Seeing that his teacher had decided to come all the way from his monastery to check on him, Ajahn Brahm felt uplifted … but the feeling didn’t last long.
Upon reaching his bed, Ajahn Chah gave his student a quick teaching: “You will either get better or you won’t.” And with that, the visit had ended as soon as it had begun.
This week, I was contacted by a reader who revealed that they have been “suffering from regular episodes of mild anxiety” and asking how these feelings might be overcome. While not exactly crippling, the anxiety has created some discomfort. Upon reading their message, the aforementioned stories popped into my head as examples of ways to treat mild forms of anxiety.
As Ajahn Brahm explained, his teacher wasn’t being cruel in offering what appears on the surface to be an uncaring statement. Instead, he was pointing out the reality of the situation.
When we’re ill, we’ll either get better or we won’t … so why waste energy wondering about the “what ifs” in between?

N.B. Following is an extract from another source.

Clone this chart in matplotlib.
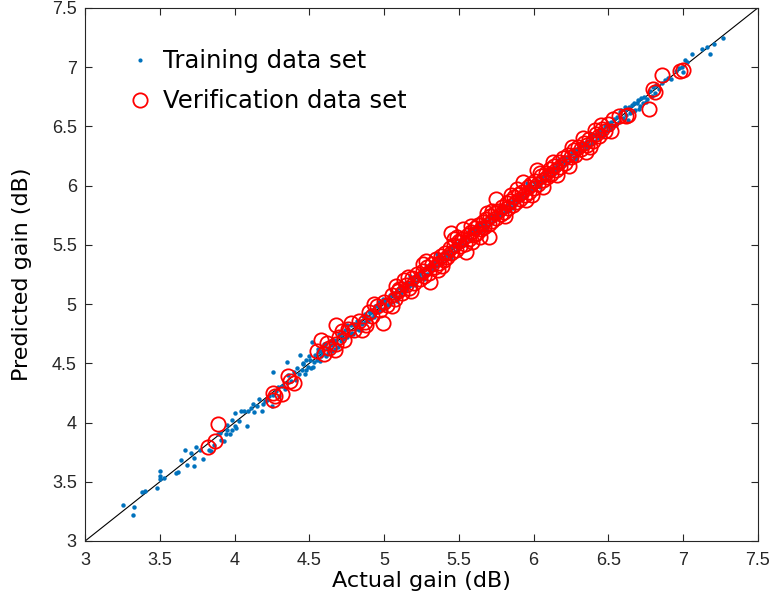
import matplotlib
matplotlib.use("Agg")
import matplotlib.pyplot as plt

# ---- data ----
train_actual = [
    3.25, 3.32, 3.33, 3.38, 3.40, 3.48, 3.50, 3.50, 3.50, 3.53, 3.61, 3.62, 3.64, 3.67, 3.68,
    3.71, 3.73, 3.73, 3.74, 3.77, 3.79, 3.83, 3.84, 3.86, 3.89, 3.90, 3.91, 3.93, 3.94, 3.95,
    3.95, 3.97, 3.98, 3.98, 4.00, 4.00, 4.01, 4.03, 4.04, 4.06, 4.08, 4.09, 4.11, 4.12, 4.13,
    4.15, 4.16, 4.18, 4.19, 4.20, 4.22, 4.23, 4.25, 4.26, 4.26, 4.28, 4.29, 4.30, 4.32, 4.34,
    4.35, 4.35, 4.36, 4.38, 4.40, 4.41, 4.42, 4.43, 4.44, 4.45, 4.46, 4.47, 4.48, 4.49, 4.50,
    4.51, 4.52, 4.53, 4.54, 4.55, 4.56, 4.57, 4.58, 4.59, 4.60, 4.61, 4.62, 4.63, 4.64, 4.65,
    4.66, 4.67, 4.68, 4.69, 4.70, 4.71, 4.72, 4.73, 4.74, 4.75, 4.76, 4.77, 4.78, 4.79, 4.80,
    4.81, 4.82, 4.83, 4.84, 4.85, 4.86, 4.87, 4.88, 4.89, 4.90, 4.91, 4.92, 4.93, 4.94, 4.95,
    4.96, 4.97, 4.98, 4.99, 5.00, 5.01, 5.02, 5.03, 5.04, 5.05, 5.06, 5.07, 5.08, 5.09, 5.10,
    5.11, 5.12, 5.13, 5.14, 5.15, 5.16, 5.17, 5.18, 5.19, 5.20, 5.21, 5.22, 5.23, 5.24, 5.25,
    5.26, 5.27, 5.28, 5.29, 5.30, 5.31, 5.32, 5.33, 5.34, 5.35, 5.36, 5.37, 5.38, 5.39, 5.40,
    5.41, 5.42, 5.43, 5.44, 5.45, 5.46, 5.47, 5.48, 5.49, 5.50, 5.51, 5.52, 5.53, 5.54, 5.55,
    5.56, 5.57, 5.58, 5.59, 5.60, 5.61, 5.62, 5.63, 5.64, 5.65, 5.66, 5.67, 5.68, 5.69, 5.70,
    5.71, 5.72, 5.73, 5.74, 5.75, 5.76, 5.77, 5.78, 5.79, 5.80, 5.81, 5.82, 5.83, 5.84, 5.85,
    5.86, 5.87, 5.88, 5.89, 5.90, 5.91, 5.92, 5.93, 5.94, 5.95, 5.96, 5.97, 5.98, 5.99, 6.00,
    6.01, 6.02, 6.03, 6.04, 6.05, 6.06, 6.07, 6.08, 6.09, 6.10, 6.11, 6.12, 6.13, 6.14, 6.15,
    6.16, 6.17, 6.18, 6.19, 6.20, 6.21, 6.22, 6.23, 6.24, 6.25, 6.26, 6.27, 6.28, 6.29, 6.30,
    6.31, 6.32, 6.33, 6.34, 6.35, 6.36, 6.37, 6.38, 6.39, 6.40, 6.41, 6.42, 6.43, 6.44, 6.45,
    6.46, 6.47, 6.48, 6.49, 6.50, 6.51, 6.52, 6.53, 6.54, 6.55, 6.56, 6.57, 6.58, 6.60, 6.61,
    6.62, 6.63, 6.64, 6.65, 6.66, 6.67, 6.68, 6.69, 6.70, 6.71, 6.72, 6.73, 6.74, 6.75, 6.76,
    6.78, 6.79, 6.80, 6.81, 6.82, 6.84, 6.86, 6.88, 6.90, 6.92, 6.95, 6.97, 6.99, 7.00, 7.01,
    7.03, 7.06, 7.13, 7.16, 7.18, 7.21, 7.27,
    4.455, 4.475, 4.505, 4.525, 4.555, 4.575, 4.605, 4.625, 4.645, 4.675, 4.705, 4.725, 4.755,
    4.785, 4.815, 4.845, 4.875, 4.905, 4.935, 4.965, 4.995, 5.025, 5.055, 5.085, 5.115, 5.145,
    5.175, 5.205, 5.235, 5.265, 5.295, 5.325, 5.355, 5.385, 5.415, 5.445, 5.475, 5.505, 5.535,
    5.565, 5.595, 5.625, 5.655, 5.685, 5.715, 5.745, 5.775, 5.805, 5.835, 5.865, 5.895, 5.925,
    5.955, 5.985, 6.015, 6.045, 6.075, 6.105, 6.135, 6.165, 6.195, 6.225, 6.255, 6.285, 6.315,
    6.345, 6.375, 6.405, 6.435, 6.465, 6.495, 6.525, 6.555, 6.585, 6.615, 6.645, 6.675, 6.705,
]
train_predicted = [
    3.30, 3.22, 3.29, 3.41, 3.42, 3.45, 3.59, 3.55, 3.52, 3.53, 3.57, 3.58, 3.68, 3.77, 3.64,
    3.74, 3.70, 3.63, 3.79, 3.77, 3.69, 3.77, 3.76, 3.81, 3.90, 3.91, 3.85, 3.84, 3.90, 3.94,
    3.98, 3.90, 3.94, 4.02, 4.08, 3.97, 3.95, 4.01, 4.10, 4.10, 3.97, 4.10, 4.12, 4.16, 4.09,
    4.14, 4.20, 4.10, 4.16, 4.18, 4.19, 4.22, 4.14, 4.23, 4.43, 4.27, 4.30, 4.22, 4.31, 4.28,
    4.51, 4.33, 4.40, 4.35, 4.43, 4.36, 4.46, 4.41, 4.57, 4.44, 4.49, 4.41, 4.53, 4.47, 4.56,
    4.46, 4.68, 4.51, 4.57, 4.53, 4.62, 4.52, 4.60, 4.58, 4.66, 4.56, 4.63, 4.61, 4.69, 4.60,
    4.70, 4.66, 4.70, 4.64, 4.75, 4.69, 4.76, 4.71, 4.78, 4.72, 4.79, 4.75, 4.82, 4.75, 4.83,
    4.79, 4.86, 4.78, 4.86, 4.83, 4.90, 4.85, 4.89, 4.86, 4.94, 4.88, 4.95, 4.91, 4.98, 4.93,
    4.98, 4.95, 5.02, 4.96, 5.03, 4.99, 5.04, 5.00, 5.08, 5.02, 5.09, 5.05, 5.10, 5.06, 5.14,
    5.09, 5.14, 5.11, 5.18, 5.12, 5.18, 5.15, 5.22, 5.16, 5.23, 5.18, 5.25, 5.20, 5.26, 5.22,
    5.28, 5.24, 5.31, 5.25, 5.33, 5.28, 5.34, 5.30, 5.36, 5.32, 5.40, 5.34, 5.40, 5.35, 5.43,
    5.38, 5.45, 5.41, 5.48, 5.42, 5.48, 5.44, 5.51, 5.46, 5.52, 5.48, 5.56, 5.50, 5.57, 5.52,
    5.58, 5.55, 5.61, 5.55, 5.63, 5.59, 5.64, 5.60, 5.67, 5.62, 5.68, 5.64, 5.70, 5.66, 5.73,
    5.68, 5.74, 5.70, 5.76, 5.72, 5.78, 5.75, 5.80, 5.76, 5.82, 5.78, 5.84, 5.79, 5.86, 5.82,
    5.88, 5.84, 5.90, 5.86, 5.92, 5.88, 5.94, 5.90, 5.97, 5.92, 5.98, 5.95, 6.00, 5.96, 6.03,
    5.98, 6.04, 6.00, 6.07, 6.02, 6.08, 6.04, 6.10, 6.06, 6.12, 6.08, 6.14, 6.10, 6.16, 6.12,
    6.18, 6.14, 6.21, 6.16, 6.22, 6.18, 6.24, 6.20, 6.26, 6.22, 6.28, 6.24, 6.30, 6.26, 6.32,
    6.28, 6.34, 6.30, 6.36, 6.32, 6.38, 6.34, 6.40, 6.36, 6.43, 6.38, 6.44, 6.40, 6.46, 6.42,
    6.48, 6.44, 6.50, 6.46, 6.51, 6.48, 6.54, 6.50, 6.56, 6.52, 6.58, 6.54, 6.62, 6.57, 6.64,
    6.60, 6.55, 6.66, 6.62, 6.68, 6.63, 6.64, 6.70, 6.72, 6.67, 6.74, 6.70, 6.75, 6.71, 6.73,
    6.80, 6.76, 6.83, 6.78, 6.85, 6.82, 6.87, 6.89, 6.91, 6.90, 6.97, 6.99, 7.00, 6.96, 7.06,
    7.04, 7.11, 7.15, 7.17, 7.11, 7.20, 7.25,
    4.505, 4.445, 4.525, 4.465, 4.595, 4.565, 4.665, 4.585, 4.655, 4.625, 4.735, 4.705, 4.825,
    4.755, 4.815, 4.785, 4.915, 4.925, 4.895, 5.015, 5.045, 4.995, 5.075, 5.025, 5.155, 5.135,
    5.235, 5.165, 5.245, 5.215, 5.325, 5.305, 5.425, 5.355, 5.415, 5.385, 5.515, 5.525, 5.495,
    5.615, 5.645, 5.595, 5.675, 5.625, 5.755, 5.735, 5.835, 5.765, 5.845, 5.815, 5.925, 5.905,
    6.025, 5.955, 6.015, 5.985, 6.115, 6.125, 6.095, 6.215, 6.245, 6.195, 6.275, 6.225, 6.355,
    6.335, 6.435, 6.365, 6.445, 6.415, 6.525, 6.505, 6.515, 6.635, 6.665, 6.615, 6.695, 6.645,
]
verif_actual = [
    3.82, 3.87, 3.89, 4.26, 4.26, 4.27, 4.32, 4.37, 4.40, 4.36, 4.55, 4.58, 4.60, 4.63, 4.67,
    4.68, 4.68, 4.70, 4.73, 4.76, 4.80, 4.83, 4.87, 4.90, 4.92, 4.95, 4.97, 4.99, 5.00, 5.02,
    5.05, 5.07, 5.09, 5.10, 5.12, 5.13, 5.15, 5.17, 5.19, 5.20, 5.22, 5.24, 5.26, 5.27, 5.29,
    5.30, 5.31, 5.32, 5.34, 5.35, 5.37, 5.38, 5.40, 5.41, 5.42, 5.44, 5.45, 5.45, 5.47, 5.48,
    5.50, 5.51, 5.52, 5.53, 5.54, 5.55, 5.56, 5.57, 5.58, 5.60, 5.61, 5.62, 5.63, 5.65, 5.66,
    5.67, 5.68, 5.70, 5.70, 5.71, 5.72, 5.74, 5.75, 5.75, 5.76, 5.78, 5.79, 5.80, 5.82, 5.83,
    5.84, 5.86, 5.87, 5.88, 5.90, 5.91, 5.92, 5.93, 5.94, 5.96, 5.97, 5.98, 6.00, 6.01, 6.02,
    6.03, 6.05, 6.06, 6.08, 6.09, 6.11, 6.12, 6.14, 6.15, 6.17, 6.18, 6.20, 6.21, 6.23, 6.25,
    6.27, 6.28, 6.30, 6.32, 6.34, 6.36, 6.37, 6.40, 6.42, 6.44, 6.46, 6.48, 6.50, 6.53, 6.57,
    6.62, 6.63, 6.77, 6.80, 6.81, 6.86, 6.98, 7.00,
    5.05, 5.16, 5.36, 5.58, 5.64, 5.85, 5.95, 6.13, 6.24, 6.33, 4.78, 4.85, 5.47, 5.72, 6.06,
    6.45, 6.38, 5.26,
    5.08, 5.18, 5.28, 5.39, 5.49, 5.59, 5.69, 5.81, 5.89, 5.99, 6.04, 6.16, 6.26, 6.35, 6.41,
    6.52, 4.93, 4.88, 4.72, 4.62,
]
verif_predicted = [
    3.79, 3.84, 3.99, 4.19, 4.25, 4.22, 4.24, 4.35, 4.33, 4.39, 4.60, 4.70, 4.58, 4.63, 4.61,
    4.82, 4.66, 4.72, 4.70, 4.79, 4.78, 4.86, 4.85, 4.93, 4.90, 4.98, 4.95, 4.84, 5.02, 4.99,
    5.08, 5.04, 5.11, 5.13, 5.09, 5.20, 5.16, 5.14, 5.22, 5.18, 5.25, 5.21, 5.28, 5.24, 5.31,
    5.26, 5.19, 5.34, 5.31, 5.38, 5.35, 5.41, 5.37, 5.43, 5.40, 5.47, 5.60, 5.43, 5.50, 5.46,
    5.53, 5.49, 5.55, 5.63, 5.51, 5.44, 5.58, 5.55, 5.61, 5.58, 5.64, 5.60, 5.67, 5.63, 5.69,
    5.65, 5.72, 5.57, 5.68, 5.74, 5.70, 5.77, 5.89, 5.73, 5.79, 5.76, 5.82, 5.78, 5.85, 5.81,
    5.87, 5.84, 5.90, 5.86, 5.93, 5.89, 5.95, 6.03, 5.92, 5.99, 5.95, 6.01, 5.98, 6.04, 6.13,
    6.01, 6.08, 6.05, 6.11, 6.07, 6.14, 6.10, 6.17, 6.13, 6.20, 6.16, 6.23, 6.19, 6.26, 6.24,
    6.30, 6.26, 6.33, 6.31, 6.36, 6.34, 6.39, 6.38, 6.44, 6.42, 6.48, 6.46, 6.52, 6.56, 6.59,
    6.59, 6.60, 6.65, 6.82, 6.79, 6.93, 6.97, 6.98,
    4.98, 5.23, 5.29, 5.66, 5.57, 5.92, 5.88, 6.20, 6.17, 6.40, 4.84, 4.78, 5.55, 5.79, 5.99,
    6.51, 6.33, 5.34,
    5.15, 5.11, 5.36, 5.32, 5.57, 5.52, 5.77, 5.74, 5.97, 5.92, 6.11, 6.09, 6.33, 6.28, 6.47,
    6.46, 5.00, 4.82, 4.77, 4.67,
]
tick_values = [3, 3.5, 4, 4.5, 5, 5.5, 6, 6.5, 7, 7.5]
tick_labels = ["3", "3.5", "4", "4.5", "5", "5.5", "6", "6.5", "7", "7.5"]

# ---- figure ----
fig = plt.figure(figsize=(7.74, 6.09), dpi=100)
ax = fig.add_axes([0.110, 0.1117, 0.869, 0.8752])

ax.plot([3, 7.5], [3, 7.5], color="black", lw=0.8, zorder=1)
ax.plot(train_actual, train_predicted, linestyle="none", marker="o", ms=3.2,
        mfc="#0072BD", mec="#0072BD", mew=0, label="Training data set", zorder=2)
ax.plot(verif_actual, verif_predicted, linestyle="none", marker="o", ms=10.3,
        mfc="none", mec="#FF0000", mew=1.3, label="Verification data set", zorder=3)

ax.set_xlim(3, 7.5)
ax.set_ylim(3, 7.5)
ax.set_xticks(tick_values)
ax.set_yticks(tick_values)
tick_font = dict(family=["Liberation Sans Narrow", "Liberation Sans", "DejaVu Sans"], size=13)
ax.set_xticklabels(tick_labels, fontdict=tick_font, color="#262626")
ax.set_yticklabels(tick_labels, fontdict=tick_font, color="#262626")
ax.tick_params(direction="in", length=5, width=0.8, top=True, right=True, colors="#262626",
               pad=6)
ax.tick_params(axis="x", pad=8)
for s in ax.spines.values():
    s.set_linewidth(0.8)
    s.set_color("#262626")

ax.set_xlabel("Actual gain (dB)", fontsize=16)
ax.set_ylabel("Predicted gain (dB)", fontsize=16)
ax.xaxis.set_label_coords(0.5, -0.056)
ax.yaxis.set_label_coords(-0.079, 0.5)

leg = ax.legend(loc="upper left", frameon=False, fontsize=17.5, handlelength=1.0,
                handletextpad=0.45, borderaxespad=0.0, bbox_to_anchor=(0.049, 0.941),
                labelspacing=0.66)
leg.legend_handles[0].set_markersize(3)

fig.savefig("out.png", dpi=100)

Similarly, my mother had spent years thinking that she was safer on the ground than flying in an aeroplane – even though the odds of being in a plane crash are estimated to be one in 1.2 million, and the odds of dying in a plane crash around one in 11 million.
Comparatively, as a driver, she had a one in 5,000 chances of dying in a traffic accident, and as someone who enjoyed nature, the chances of a fatal bee sting sat at around one in 7,000.

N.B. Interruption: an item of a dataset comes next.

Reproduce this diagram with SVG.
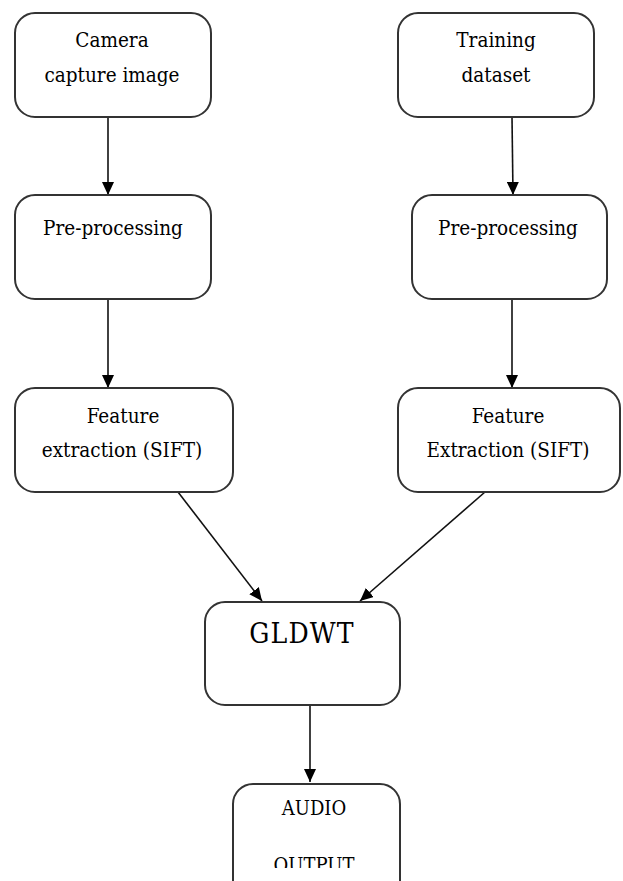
<svg xmlns="http://www.w3.org/2000/svg" width="623" height="881" viewBox="0 0 623 881">
<style>
.box{fill:#fff;stroke:#333;stroke-width:2}
.t{font-family:"DejaVu Serif Condensed","DejaVu Serif",serif;font-stretch:condensed;font-size:20.5px;fill:#000;text-anchor:middle}
.big{font-size:28px;letter-spacing:1.2px}
.mid{font-size:20px}
.c{stroke:#111;stroke-width:1.6;fill:none;marker-end:url(#ah)}
</style>
<defs>
<marker id="ah" markerUnits="userSpaceOnUse" markerWidth="13" markerHeight="12" refX="13" refY="6" orient="auto">
<path d="M0,0 L13,6 L0,12 z" fill="#000"/>
</marker>
<clipPath id="clipOut"><rect x="233" y="784" width="170" height="84"/></clipPath>
</defs>
<rect width="623" height="881" fill="#fff"/>
<g id="connectors">
<line class="c" x1="108" y1="117" x2="108" y2="195"/>
<line class="c" x1="512" y1="117" x2="513" y2="195"/>
<line class="c" x1="108" y1="299" x2="108" y2="388"/>
<line class="c" x1="512" y1="299" x2="512" y2="388"/>
<line class="c" x1="178" y1="492" x2="262" y2="601"/>
<line class="c" x1="485" y1="492" x2="360" y2="601"/>
<line class="c" x1="310" y1="705" x2="310" y2="782"/>
</g>
<g id="camera">
<rect class="box" x="15" y="13" width="196" height="104" rx="20"/>
<text class="t" x="112" y="47">Camera</text>
<text class="t" x="112" y="82">capture image</text>
</g>
<g id="training">
<rect class="box" x="398" y="13" width="196" height="104" rx="20"/>
<text class="t" x="496" y="47">Training</text>
<text class="t" x="496" y="82">dataset</text>
</g>
<g id="prep1">
<rect class="box" x="15" y="195" width="196" height="104" rx="20"/>
<text class="t" x="113" y="235">Pre-processing</text>
</g>
<g id="prep2">
<rect class="box" x="412" y="195" width="195" height="104" rx="20"/>
<text class="t" x="508" y="235">Pre-processing</text>
</g>
<g id="feat1">
<rect class="box" x="15" y="388" width="218" height="104" rx="20"/>
<text class="t" x="123" y="423">Feature</text>
<text class="t" x="122" y="457">extraction (SIFT)</text>
</g>
<g id="feat2">
<rect class="box" x="398" y="388" width="222" height="104" rx="20"/>
<text class="t" x="508" y="423">Feature</text>
<text class="t" x="508" y="457">Extraction (SIFT)</text>
</g>
<g id="gldwt">
<rect class="box" x="205" y="602" width="195" height="103" rx="20"/>
<text class="t big" x="302" y="643">GLDWT</text>
</g>
<g id="audio">
<rect class="box" x="233" y="784" width="167" height="130" rx="20"/>
<text class="t mid" x="314" y="815">AUDIO</text>
<text class="t mid" x="314" y="872" clip-path="url(#clipOut)">OUTPUT</text>
</g>
</svg>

When we experience anxiety, our minds catastrophise worst-case future scenarios and we get caught up in the most intense feelings of unease and fear.
In states of stress, we’re unable to think rationally about the reality of our situation, and so we expect the worst to happen.

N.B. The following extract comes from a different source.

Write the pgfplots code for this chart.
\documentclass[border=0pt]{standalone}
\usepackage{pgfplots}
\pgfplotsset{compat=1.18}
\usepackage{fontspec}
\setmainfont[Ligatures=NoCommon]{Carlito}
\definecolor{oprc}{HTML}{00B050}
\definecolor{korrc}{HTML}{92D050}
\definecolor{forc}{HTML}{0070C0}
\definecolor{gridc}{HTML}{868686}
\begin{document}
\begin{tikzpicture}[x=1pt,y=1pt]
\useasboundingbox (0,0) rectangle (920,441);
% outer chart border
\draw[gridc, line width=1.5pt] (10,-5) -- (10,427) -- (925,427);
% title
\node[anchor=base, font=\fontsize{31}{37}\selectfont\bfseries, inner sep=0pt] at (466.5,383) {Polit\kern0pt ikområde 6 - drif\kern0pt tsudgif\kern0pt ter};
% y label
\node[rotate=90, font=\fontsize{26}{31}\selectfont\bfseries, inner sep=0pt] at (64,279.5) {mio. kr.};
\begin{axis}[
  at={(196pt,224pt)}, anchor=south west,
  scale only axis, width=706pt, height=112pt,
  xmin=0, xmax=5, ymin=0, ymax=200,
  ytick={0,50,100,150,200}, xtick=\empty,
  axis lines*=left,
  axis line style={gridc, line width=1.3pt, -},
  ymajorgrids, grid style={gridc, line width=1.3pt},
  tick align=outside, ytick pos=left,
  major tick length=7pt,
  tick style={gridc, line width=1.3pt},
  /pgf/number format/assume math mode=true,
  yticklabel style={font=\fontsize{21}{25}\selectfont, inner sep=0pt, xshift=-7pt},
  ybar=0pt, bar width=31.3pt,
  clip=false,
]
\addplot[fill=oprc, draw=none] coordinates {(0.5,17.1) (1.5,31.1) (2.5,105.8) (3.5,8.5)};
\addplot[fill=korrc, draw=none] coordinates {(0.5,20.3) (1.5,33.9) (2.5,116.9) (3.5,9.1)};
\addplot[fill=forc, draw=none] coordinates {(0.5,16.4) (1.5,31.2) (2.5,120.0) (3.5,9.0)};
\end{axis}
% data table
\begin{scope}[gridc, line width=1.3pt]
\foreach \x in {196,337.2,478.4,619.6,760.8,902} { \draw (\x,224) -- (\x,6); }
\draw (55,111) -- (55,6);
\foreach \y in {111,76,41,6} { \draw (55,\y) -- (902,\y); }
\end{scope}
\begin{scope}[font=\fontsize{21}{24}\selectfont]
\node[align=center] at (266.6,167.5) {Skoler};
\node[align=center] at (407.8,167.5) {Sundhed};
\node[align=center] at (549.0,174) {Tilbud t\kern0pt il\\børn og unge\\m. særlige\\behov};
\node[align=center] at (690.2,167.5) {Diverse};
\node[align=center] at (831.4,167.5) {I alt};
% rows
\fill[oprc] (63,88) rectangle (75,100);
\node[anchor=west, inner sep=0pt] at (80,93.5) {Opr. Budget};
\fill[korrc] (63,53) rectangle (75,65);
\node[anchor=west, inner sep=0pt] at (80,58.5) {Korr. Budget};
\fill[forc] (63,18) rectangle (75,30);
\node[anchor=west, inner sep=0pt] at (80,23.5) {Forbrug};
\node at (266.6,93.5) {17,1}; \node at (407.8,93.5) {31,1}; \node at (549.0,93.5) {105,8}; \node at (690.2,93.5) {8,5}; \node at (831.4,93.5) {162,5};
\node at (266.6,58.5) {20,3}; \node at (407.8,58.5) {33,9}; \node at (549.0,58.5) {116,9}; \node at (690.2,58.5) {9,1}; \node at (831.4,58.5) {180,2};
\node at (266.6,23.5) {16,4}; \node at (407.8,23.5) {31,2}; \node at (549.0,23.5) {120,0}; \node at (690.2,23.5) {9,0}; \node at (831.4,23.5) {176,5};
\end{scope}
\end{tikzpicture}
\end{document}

Of course, since terrible incidents can and do occur, and because we live long enough to experience our fair share of troubles, anxiety is always on-hand to highlight the few times things have gone wrong, and so we focus on those as our feelings of unease grow in strength.
As someone who has experienced anxiety in the past (particularly with public speaking), I’ve found that one effective strategy is to consciously acknowledge the feelings and accept that they exist – nothing is bound to make anxiety worse than trying to deny or suppress it.
So before I’d give a talk, I’d say to myself, “OK, I’m feeling nervous and that’s normal – I want to do a good job. I have never done as badly as I expected, and so this will probably be no different.”
By having an open conversation any time mild anxiety arises, you shine a light on the fear and take away much of its power through your acceptance and recalling the fact that most of your anticipated sufferings have never come to pass.
Think about the fear of death, for example. It can really debilitate some people and yet, for the entirety of our lives, there is just a single day out of a possible tens of thousands on which we die. We might not know when that day is, but we are alive today, and have been for the thousands of days since we were born.
For much of the time, our life is pretty calm and uneventful. Our anxiety often arises through the dramatic stories we buy into about an unknown future.
When we choose to stop listening to those narratives, the anxiety loses its power. Sure, things could go wrong … but they usually turn out to be just fine in the end.